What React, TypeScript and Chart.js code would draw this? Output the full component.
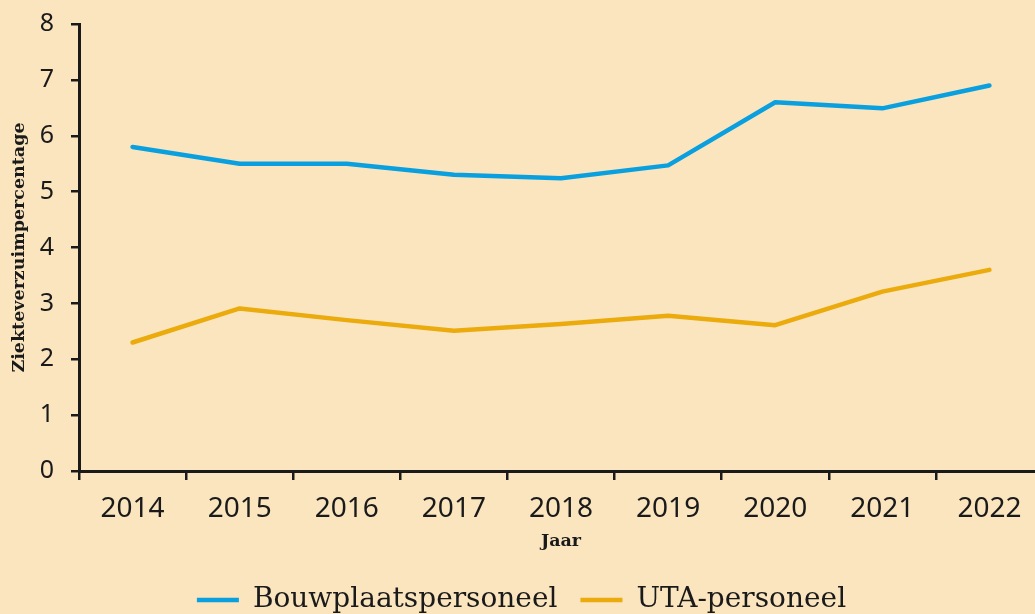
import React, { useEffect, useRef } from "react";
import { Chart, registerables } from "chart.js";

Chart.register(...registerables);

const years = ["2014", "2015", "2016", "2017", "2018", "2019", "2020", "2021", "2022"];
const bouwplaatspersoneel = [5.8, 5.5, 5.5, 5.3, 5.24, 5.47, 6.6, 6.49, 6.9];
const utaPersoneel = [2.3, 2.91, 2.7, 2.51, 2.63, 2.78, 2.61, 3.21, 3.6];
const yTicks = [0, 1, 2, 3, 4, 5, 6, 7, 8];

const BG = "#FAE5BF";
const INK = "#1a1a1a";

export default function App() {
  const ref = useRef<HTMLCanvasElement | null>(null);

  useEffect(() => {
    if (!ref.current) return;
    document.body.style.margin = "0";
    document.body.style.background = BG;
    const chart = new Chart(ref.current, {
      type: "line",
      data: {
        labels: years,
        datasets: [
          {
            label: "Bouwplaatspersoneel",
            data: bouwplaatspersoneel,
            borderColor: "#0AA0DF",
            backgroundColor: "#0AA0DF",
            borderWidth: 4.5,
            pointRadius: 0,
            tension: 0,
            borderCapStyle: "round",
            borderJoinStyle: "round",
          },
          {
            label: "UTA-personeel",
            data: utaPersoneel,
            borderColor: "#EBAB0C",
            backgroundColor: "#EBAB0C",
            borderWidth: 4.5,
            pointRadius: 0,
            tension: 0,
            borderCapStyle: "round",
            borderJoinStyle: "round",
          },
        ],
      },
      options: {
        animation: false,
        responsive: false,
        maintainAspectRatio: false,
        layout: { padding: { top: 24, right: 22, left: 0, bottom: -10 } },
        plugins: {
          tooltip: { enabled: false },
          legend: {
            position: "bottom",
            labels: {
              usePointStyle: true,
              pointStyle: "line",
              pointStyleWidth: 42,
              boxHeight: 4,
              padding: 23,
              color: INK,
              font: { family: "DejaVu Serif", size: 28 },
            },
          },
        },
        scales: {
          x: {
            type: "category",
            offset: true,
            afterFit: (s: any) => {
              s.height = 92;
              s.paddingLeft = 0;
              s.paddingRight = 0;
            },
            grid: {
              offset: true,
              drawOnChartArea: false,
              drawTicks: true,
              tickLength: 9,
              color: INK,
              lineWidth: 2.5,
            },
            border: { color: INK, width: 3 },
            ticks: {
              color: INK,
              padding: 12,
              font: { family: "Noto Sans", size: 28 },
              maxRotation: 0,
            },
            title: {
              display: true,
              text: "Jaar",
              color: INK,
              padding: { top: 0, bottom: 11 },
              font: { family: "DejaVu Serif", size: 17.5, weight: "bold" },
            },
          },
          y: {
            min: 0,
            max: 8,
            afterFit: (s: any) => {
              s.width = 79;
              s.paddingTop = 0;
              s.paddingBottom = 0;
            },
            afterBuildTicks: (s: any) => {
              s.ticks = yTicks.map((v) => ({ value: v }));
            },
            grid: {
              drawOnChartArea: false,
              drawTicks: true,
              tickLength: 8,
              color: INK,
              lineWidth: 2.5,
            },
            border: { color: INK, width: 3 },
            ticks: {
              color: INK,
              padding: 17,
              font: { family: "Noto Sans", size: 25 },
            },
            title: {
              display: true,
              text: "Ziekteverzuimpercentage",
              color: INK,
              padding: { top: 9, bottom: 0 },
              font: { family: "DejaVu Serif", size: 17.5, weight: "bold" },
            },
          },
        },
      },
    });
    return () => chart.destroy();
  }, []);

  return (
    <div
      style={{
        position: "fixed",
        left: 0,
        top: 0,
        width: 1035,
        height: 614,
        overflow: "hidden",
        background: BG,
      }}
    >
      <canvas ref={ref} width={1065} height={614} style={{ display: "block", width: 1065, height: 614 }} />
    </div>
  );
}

■ ■ ■ ■ ■

• Directions for this task:
Reproduce all of the material exactly, apart from the pictures.

• Full solution:
What React, TypeScript and Chart.js code would draw this? Output the full component.
import React, { useEffect, useRef } from "react";
import { Chart, registerables } from "chart.js";

Chart.register(...registerables);

const years = ["2014", "2015", "2016", "2017", "2018", "2019", "2020", "2021", "2022"];
const bouwplaatspersoneel = [5.8, 5.5, 5.5, 5.3, 5.24, 5.47, 6.6, 6.49, 6.9];
const utaPersoneel = [2.3, 2.91, 2.7, 2.51, 2.63, 2.78, 2.61, 3.21, 3.6];
const yTicks = [0, 1, 2, 3, 4, 5, 6, 7, 8];

const BG = "#FAE5BF";
const INK = "#1a1a1a";

export default function App() {
  const ref = useRef<HTMLCanvasElement | null>(null);

  useEffect(() => {
    if (!ref.current) return;
    document.body.style.margin = "0";
    document.body.style.background = BG;
    const chart = new Chart(ref.current, {
      type: "line",
      data: {
        labels: years,
        datasets: [
          {
            label: "Bouwplaatspersoneel",
            data: bouwplaatspersoneel,
            borderColor: "#0AA0DF",
            backgroundColor: "#0AA0DF",
            borderWidth: 4.5,
            pointRadius: 0,
            tension: 0,
            borderCapStyle: "round",
            borderJoinStyle: "round",
          },
          {
            label: "UTA-personeel",
            data: utaPersoneel,
            borderColor: "#EBAB0C",
            backgroundColor: "#EBAB0C",
            borderWidth: 4.5,
            pointRadius: 0,
            tension: 0,
            borderCapStyle: "round",
            borderJoinStyle: "round",
          },
        ],
      },
      options: {
        animation: false,
        responsive: false,
        maintainAspectRatio: false,
        layout: { padding: { top: 24, right: 22, left: 0, bottom: -10 } },
        plugins: {
          tooltip: { enabled: false },
          legend: {
            position: "bottom",
            labels: {
              usePointStyle: true,
              pointStyle: "line",
              pointStyleWidth: 42,
              boxHeight: 4,
              padding: 23,
              color: INK,
              font: { family: "DejaVu Serif", size: 28 },
            },
          },
        },
        scales: {
          x: {
            type: "category",
            offset: true,
            afterFit: (s: any) => {
              s.height = 92;
              s.paddingLeft = 0;
              s.paddingRight = 0;
            },
            grid: {
              offset: true,
              drawOnChartArea: false,
              drawTicks: true,
              tickLength: 9,
              color: INK,
              lineWidth: 2.5,
            },
            border: { color: INK, width: 3 },
            ticks: {
              color: INK,
              padding: 12,
              font: { family: "Noto Sans", size: 28 },
              maxRotation: 0,
            },
            title: {
              display: true,
              text: "Jaar",
              color: INK,
              padding: { top: 0, bottom: 11 },
              font: { family: "DejaVu Serif", size: 17.5, weight: "bold" },
            },
          },
          y: {
            min: 0,
            max: 8,
            afterFit: (s: any) => {
              s.width = 79;
              s.paddingTop = 0;
              s.paddingBottom = 0;
            },
            afterBuildTicks: (s: any) => {
              s.ticks = yTicks.map((v) => ({ value: v }));
            },
            grid: {
              drawOnChartArea: false,
              drawTicks: true,
              tickLength: 8,
              color: INK,
              lineWidth: 2.5,
            },
            border: { color: INK, width: 3 },
            ticks: {
              color: INK,
              padding: 17,
              font: { family: "Noto Sans", size: 25 },
            },
            title: {
              display: true,
              text: "Ziekteverzuimpercentage",
              color: INK,
              padding: { top: 9, bottom: 0 },
              font: { family: "DejaVu Serif", size: 17.5, weight: "bold" },
            },
          },
        },
      },
    });
    return () => chart.destroy();
  }, []);

  return (
    <div
      style={{
        position: "fixed",
        left: 0,
        top: 0,
        width: 1035,
        height: 614,
        overflow: "hidden",
        background: BG,
      }}
    >
      <canvas ref={ref} width={1065} height={614} style={{ display: "block", width: 1065, height: 614 }} />
    </div>
  );
}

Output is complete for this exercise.